Arvind Kejriwal is among several opposition leaders under criminal investigation, with colleagues describing his arrest the month before the general
elections began in April as a “political conspiracy” orchestrated by Modi’s ruling Bharatiya Janata Party (BJP).
The chief minister of the capital Delhi and a key leader in an alliance formed to compete against Modi, Kejriwal was detained in March over a long-running
corruption probe. He was later released and allowed to campaign but ordered to return to jail once voting ended.
“When power becomes dictatorship, then jail becomes a responsibility,” said Kejriwal, who promised to continue “fighting” from behind bars. “I don’t know
when I will return,” he told supporters in an emotional departure speech at his Aam Aadmi party headquarters.
“I don’t know what they will do to me… every drop of my blood is for the country.” Exit polls showed Modi was well on track to triumph, with the premier saying he was confident that “the people of India have voted in record numbers” to re-elect his government.
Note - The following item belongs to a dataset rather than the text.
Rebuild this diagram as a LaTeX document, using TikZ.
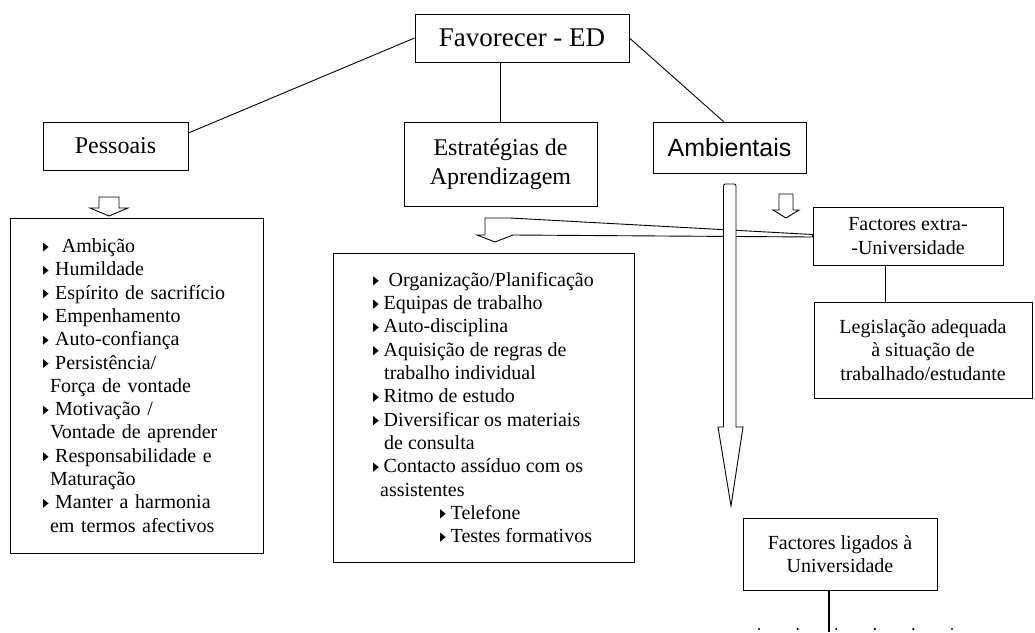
\documentclass[tikz,border=0pt]{standalone}
\usepackage{fontspec}
\setmainfont{Liberation Serif}
\newfontfamily\arialfont{Liberation Sans}
\newcommand{\tri}{\tikz[baseline=0pt, x=1pt, y=1pt]\fill (0,1) -- (0,10) -- (5.5,5.5) -- cycle;}
\tikzset{
  box/.style={draw, line width=0.9pt, inner sep=0pt, align=center},
  listbox/.style={draw, line width=0.9pt, inner ysep=0pt, align=left, font=\fontsize{20}{23.3}\selectfont},
  holarrow/.style={draw, fill=white, line width=0.9pt, line join=miter}
}

\begin{document}
\begin{tikzpicture}[x=1pt,y=-1pt]
    \useasboundingbox (0,0) rectangle (1035,632);

    \node[box, minimum width=214, minimum height=48, font=\fontsize{27}{31}\selectfont] (fav) at (522,38) {Favorecer - ED};
    \node[box, minimum width=145, minimum height=48, font=\fontsize{24}{28}\selectfont] (pess) at (115.5,146) {Pessoais};
    \node[box, minimum width=193, minimum height=84, font=\fontsize{24}{28.5}\selectfont] (estr) at (500.5,164) {Estratégias de\\Aprendizagem};
    \node[box, minimum width=153, minimum height=51, font=\arialfont\fontsize{25}{29}\selectfont] (amb) at (729.5,147.5) {Ambientais};

    \draw[line width=0.9pt] ([yshift=13pt]pess.east) -- (fav.west);
    \draw[line width=0.9pt] (estr.north) -- (estr.north |- fav.south);
    \draw[line width=0.9pt] (fav.east) -- ([xshift=-6pt]amb.north);

    \node[listbox, minimum height=335, text width=187, inner xsep=33] (pesslist) at (136.5,385.5) {%
        \tri\ \ Ambição\\
        \tri\ Humildade\\
        \tri\ Espírito de sacrifício\\
        \tri\ Empenhamento\\
        \tri\ Auto-confiança\\
        \tri\ Persistência/\\
        \hspace*{7pt}Força de vontade\\
        \tri\ Motivação /\\
        \hspace*{7pt}Vontade de aprender\\
        \tri\ Responsabilidade e\\
        \hspace*{7pt}Maturação\\
        \tri\ Manter a harmonia\\
        \hspace*{7pt}em termos afectivos};

    \node[listbox, minimum height=309, minimum width=301, inner xsep=40] (estrlist) at (483.5,407.5) {%
        \tri\ \ Organização/Planificação\\
        \tri\ Equipas de trabalho\\
        \tri\ Auto-disciplina\\
        \tri\ Aquisição de regras de\\
        \hspace*{11pt}trabalho individual\\
        \tri\ Ritmo de estudo\\
        \tri\ Diversificar os materiais\\
        \hspace*{11pt}de consulta\\
        \tri\ Contacto assíduo com os\\
        \hspace*{7pt}assistentes\\
        \hspace*{67pt}\tri\ Telefone\\
        \hspace*{67pt}\tri\ Testes formativos};

    \node[box, minimum width=190, minimum height=58, font=\fontsize{20}{23.3}\selectfont] (fext) at (908,236) {Factores extra-\\-Universidade};
    \node[box, minimum width=218, minimum height=96, font=\fontsize{20}{23.3}\selectfont] (leg) at (923,350) {Legislação adequada\\à situação de\\trabalhado/estudante};
    \node[box, minimum width=194, minimum height=72, font=\fontsize{20}{23.3}\selectfont] (flig) at (840,554) {Factores ligados à\\Universidade};

    \draw[line width=0.9pt] ([xshift=-23pt]fext.south) -- ([xshift=-23pt]fext.south |- leg.north);
    \coordinate (fend) at (829,632);
    \draw[line width=1.2pt] (flig.south -| fend) -- (fend);
    \foreach \dx in {759,797.6,836.2,874.8,913.4,952}
        \fill (\dx,629) circle (1.2);

    % hollow arrows
    \draw[holarrow] (99,197) -- (119,197) -- (119,208) -- (128,208) -- (109,216) -- (90,208) -- (99,208) -- cycle;
    \draw[holarrow] (779,194) -- (793,194) -- (793,210) -- (799,210) -- (786,218) -- (773,210) -- (779,210) -- cycle;
    \draw[holarrow] ([yshift=1.5pt]fext.west) -- (510,218) -- (485,218) -- (485,235) -- (477,235) -- (495,242) -- (513,235) -- ([yshift=-1pt]fext.west) -- cycle;
    \draw[holarrow] (718,427) -- (723.5,427) [rounded corners=2] -- (723.5,184) -- (736,184) [sharp corners] -- (736,427) -- (743,427) -- (731,506) -- cycle;
\end{tikzpicture}
\end{document}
Results are expected Tuesday but supporters of Modi in his constituency of Varanasi — the spiritual capital of the Hindu faith — said they believed their
leader’s win was secure. “His government is coming back,” said Nand Lal, selling flowers outside a temple.
Voting in the seventh and final staggered round of the six-week poll ended on Saturday, held in brutally hot conditions across swaths of the country. At least 33 polling staff died from heatstroke in Uttar Pradesh state alone, where temperatures hit 46.9 degrees Celsius (116.4 degrees Fahrenheit), election officials said. India’s top court granted Kejriwal bail last month, giving a fleeting boost to the opposition’s quixotic campaign to oust Modi, but ordered him to return to custody after the election.
Kejriwal, 55, has been chief minister for nearly a decade and first came to office as a staunch anti-corruption crusader. His government was accused of corruption when it implemented a policy to liberalise the sale of liquor in 2021 and give up a lucrative government stake in the sector. The policy was withdrawn the following year but the resulting probe into the alleged corrupt allocation of licences has since led to the jailing of two top Kejriwal allies.